THE REQUEST: Set the listing down unchanged, minus every embedded image.

DATA:
-*-

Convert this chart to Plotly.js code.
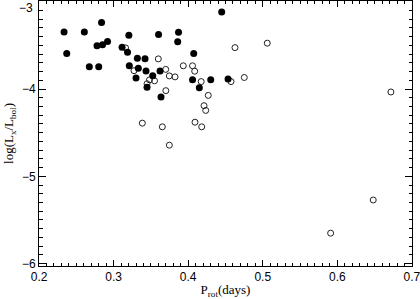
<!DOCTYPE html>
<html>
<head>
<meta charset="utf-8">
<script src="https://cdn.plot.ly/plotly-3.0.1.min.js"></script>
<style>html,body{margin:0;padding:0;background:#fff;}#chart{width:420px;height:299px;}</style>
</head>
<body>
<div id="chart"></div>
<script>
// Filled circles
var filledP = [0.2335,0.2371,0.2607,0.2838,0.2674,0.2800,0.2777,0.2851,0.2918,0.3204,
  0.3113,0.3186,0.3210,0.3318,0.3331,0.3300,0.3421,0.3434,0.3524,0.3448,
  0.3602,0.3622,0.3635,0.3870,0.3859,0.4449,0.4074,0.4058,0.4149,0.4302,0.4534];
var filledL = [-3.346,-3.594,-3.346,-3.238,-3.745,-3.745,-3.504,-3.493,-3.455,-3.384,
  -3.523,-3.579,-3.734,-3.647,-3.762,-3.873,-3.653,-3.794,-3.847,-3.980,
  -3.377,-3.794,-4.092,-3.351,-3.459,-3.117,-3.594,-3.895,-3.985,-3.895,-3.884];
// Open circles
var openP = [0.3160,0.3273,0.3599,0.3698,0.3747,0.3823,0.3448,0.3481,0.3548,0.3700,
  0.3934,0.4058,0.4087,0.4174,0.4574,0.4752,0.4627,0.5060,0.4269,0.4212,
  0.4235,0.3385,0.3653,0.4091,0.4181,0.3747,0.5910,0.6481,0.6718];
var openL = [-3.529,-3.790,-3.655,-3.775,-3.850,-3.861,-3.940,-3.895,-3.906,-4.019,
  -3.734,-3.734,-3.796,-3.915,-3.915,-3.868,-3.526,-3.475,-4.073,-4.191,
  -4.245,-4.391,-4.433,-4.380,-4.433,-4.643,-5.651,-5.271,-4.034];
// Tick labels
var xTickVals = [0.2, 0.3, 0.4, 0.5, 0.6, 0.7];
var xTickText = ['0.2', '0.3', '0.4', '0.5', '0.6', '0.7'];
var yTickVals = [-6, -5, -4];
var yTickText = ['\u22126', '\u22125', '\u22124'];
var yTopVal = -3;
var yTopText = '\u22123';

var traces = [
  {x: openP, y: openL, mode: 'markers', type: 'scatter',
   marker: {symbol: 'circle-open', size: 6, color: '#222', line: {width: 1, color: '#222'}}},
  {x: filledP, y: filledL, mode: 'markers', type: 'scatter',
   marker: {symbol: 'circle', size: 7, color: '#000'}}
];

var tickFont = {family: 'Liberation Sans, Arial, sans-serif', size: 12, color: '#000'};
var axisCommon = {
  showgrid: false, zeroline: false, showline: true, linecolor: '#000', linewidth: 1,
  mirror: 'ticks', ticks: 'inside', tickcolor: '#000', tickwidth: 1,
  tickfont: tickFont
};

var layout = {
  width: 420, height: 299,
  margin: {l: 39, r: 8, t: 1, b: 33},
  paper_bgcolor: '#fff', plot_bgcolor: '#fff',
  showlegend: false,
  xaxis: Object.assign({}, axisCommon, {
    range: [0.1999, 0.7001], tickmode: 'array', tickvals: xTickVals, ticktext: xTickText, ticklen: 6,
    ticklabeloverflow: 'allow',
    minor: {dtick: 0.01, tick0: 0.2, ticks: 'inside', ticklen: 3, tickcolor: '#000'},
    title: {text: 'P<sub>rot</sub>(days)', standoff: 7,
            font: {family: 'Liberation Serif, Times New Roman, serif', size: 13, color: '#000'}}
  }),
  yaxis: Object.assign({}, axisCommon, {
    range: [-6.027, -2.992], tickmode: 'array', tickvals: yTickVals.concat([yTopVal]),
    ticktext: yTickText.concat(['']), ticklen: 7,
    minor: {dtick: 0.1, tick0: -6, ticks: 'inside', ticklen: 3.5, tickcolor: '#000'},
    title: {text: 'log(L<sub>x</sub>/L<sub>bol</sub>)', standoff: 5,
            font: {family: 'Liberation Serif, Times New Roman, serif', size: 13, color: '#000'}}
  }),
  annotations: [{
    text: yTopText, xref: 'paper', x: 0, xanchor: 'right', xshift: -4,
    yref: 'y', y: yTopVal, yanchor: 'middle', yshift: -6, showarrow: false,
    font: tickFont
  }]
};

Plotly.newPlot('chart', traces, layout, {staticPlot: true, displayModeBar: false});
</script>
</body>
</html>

-*-

OUTPUT FOR THIS TASK:
Convert this chart to Plotly.js code.
<!DOCTYPE html>
<html>
<head>
<meta charset="utf-8">
<script src="https://cdn.plot.ly/plotly-3.0.1.min.js"></script>
<style>html,body{margin:0;padding:0;background:#fff;}#chart{width:420px;height:299px;}</style>
</head>
<body>
<div id="chart"></div>
<script>
// Filled circles
var filledP = [0.2335,0.2371,0.2607,0.2838,0.2674,0.2800,0.2777,0.2851,0.2918,0.3204,
  0.3113,0.3186,0.3210,0.3318,0.3331,0.3300,0.3421,0.3434,0.3524,0.3448,
  0.3602,0.3622,0.3635,0.3870,0.3859,0.4449,0.4074,0.4058,0.4149,0.4302,0.4534];
var filledL = [-3.346,-3.594,-3.346,-3.238,-3.745,-3.745,-3.504,-3.493,-3.455,-3.384,
  -3.523,-3.579,-3.734,-3.647,-3.762,-3.873,-3.653,-3.794,-3.847,-3.980,
  -3.377,-3.794,-4.092,-3.351,-3.459,-3.117,-3.594,-3.895,-3.985,-3.895,-3.884];
// Open circles
var openP = [0.3160,0.3273,0.3599,0.3698,0.3747,0.3823,0.3448,0.3481,0.3548,0.3700,
  0.3934,0.4058,0.4087,0.4174,0.4574,0.4752,0.4627,0.5060,0.4269,0.4212,
  0.4235,0.3385,0.3653,0.4091,0.4181,0.3747,0.5910,0.6481,0.6718];
var openL = [-3.529,-3.790,-3.655,-3.775,-3.850,-3.861,-3.940,-3.895,-3.906,-4.019,
  -3.734,-3.734,-3.796,-3.915,-3.915,-3.868,-3.526,-3.475,-4.073,-4.191,
  -4.245,-4.391,-4.433,-4.380,-4.433,-4.643,-5.651,-5.271,-4.034];
// Tick labels
var xTickVals = [0.2, 0.3, 0.4, 0.5, 0.6, 0.7];
var xTickText = ['0.2', '0.3', '0.4', '0.5', '0.6', '0.7'];
var yTickVals = [-6, -5, -4];
var yTickText = ['\u22126', '\u22125', '\u22124'];
var yTopVal = -3;
var yTopText = '\u22123';

var traces = [
  {x: openP, y: openL, mode: 'markers', type: 'scatter',
   marker: {symbol: 'circle-open', size: 6, color: '#222', line: {width: 1, color: '#222'}}},
  {x: filledP, y: filledL, mode: 'markers', type: 'scatter',
   marker: {symbol: 'circle', size: 7, color: '#000'}}
];

var tickFont = {family: 'Liberation Sans, Arial, sans-serif', size: 12, color: '#000'};
var axisCommon = {
  showgrid: false, zeroline: false, showline: true, linecolor: '#000', linewidth: 1,
  mirror: 'ticks', ticks: 'inside', tickcolor: '#000', tickwidth: 1,
  tickfont: tickFont
};

var layout = {
  width: 420, height: 299,
  margin: {l: 39, r: 8, t: 1, b: 33},
  paper_bgcolor: '#fff', plot_bgcolor: '#fff',
  showlegend: false,
  xaxis: Object.assign({}, axisCommon, {
    range: [0.1999, 0.7001], tickmode: 'array', tickvals: xTickVals, ticktext: xTickText, ticklen: 6,
    ticklabeloverflow: 'allow',
    minor: {dtick: 0.01, tick0: 0.2, ticks: 'inside', ticklen: 3, tickcolor: '#000'},
    title: {text: 'P<sub>rot</sub>(days)', standoff: 7,
            font: {family: 'Liberation Serif, Times New Roman, serif', size: 13, color: '#000'}}
  }),
  yaxis: Object.assign({}, axisCommon, {
    range: [-6.027, -2.992], tickmode: 'array', tickvals: yTickVals.concat([yTopVal]),
    ticktext: yTickText.concat(['']), ticklen: 7,
    minor: {dtick: 0.1, tick0: -6, ticks: 'inside', ticklen: 3.5, tickcolor: '#000'},
    title: {text: 'log(L<sub>x</sub>/L<sub>bol</sub>)', standoff: 5,
            font: {family: 'Liberation Serif, Times New Roman, serif', size: 13, color: '#000'}}
  }),
  annotations: [{
    text: yTopText, xref: 'paper', x: 0, xanchor: 'right', xshift: -4,
    yref: 'y', y: yTopVal, yanchor: 'middle', yshift: -6, showarrow: false,
    font: tickFont
  }]
};

Plotly.newPlot('chart', traces, layout, {staticPlot: true, displayModeBar: false});
</script>
</body>
</html>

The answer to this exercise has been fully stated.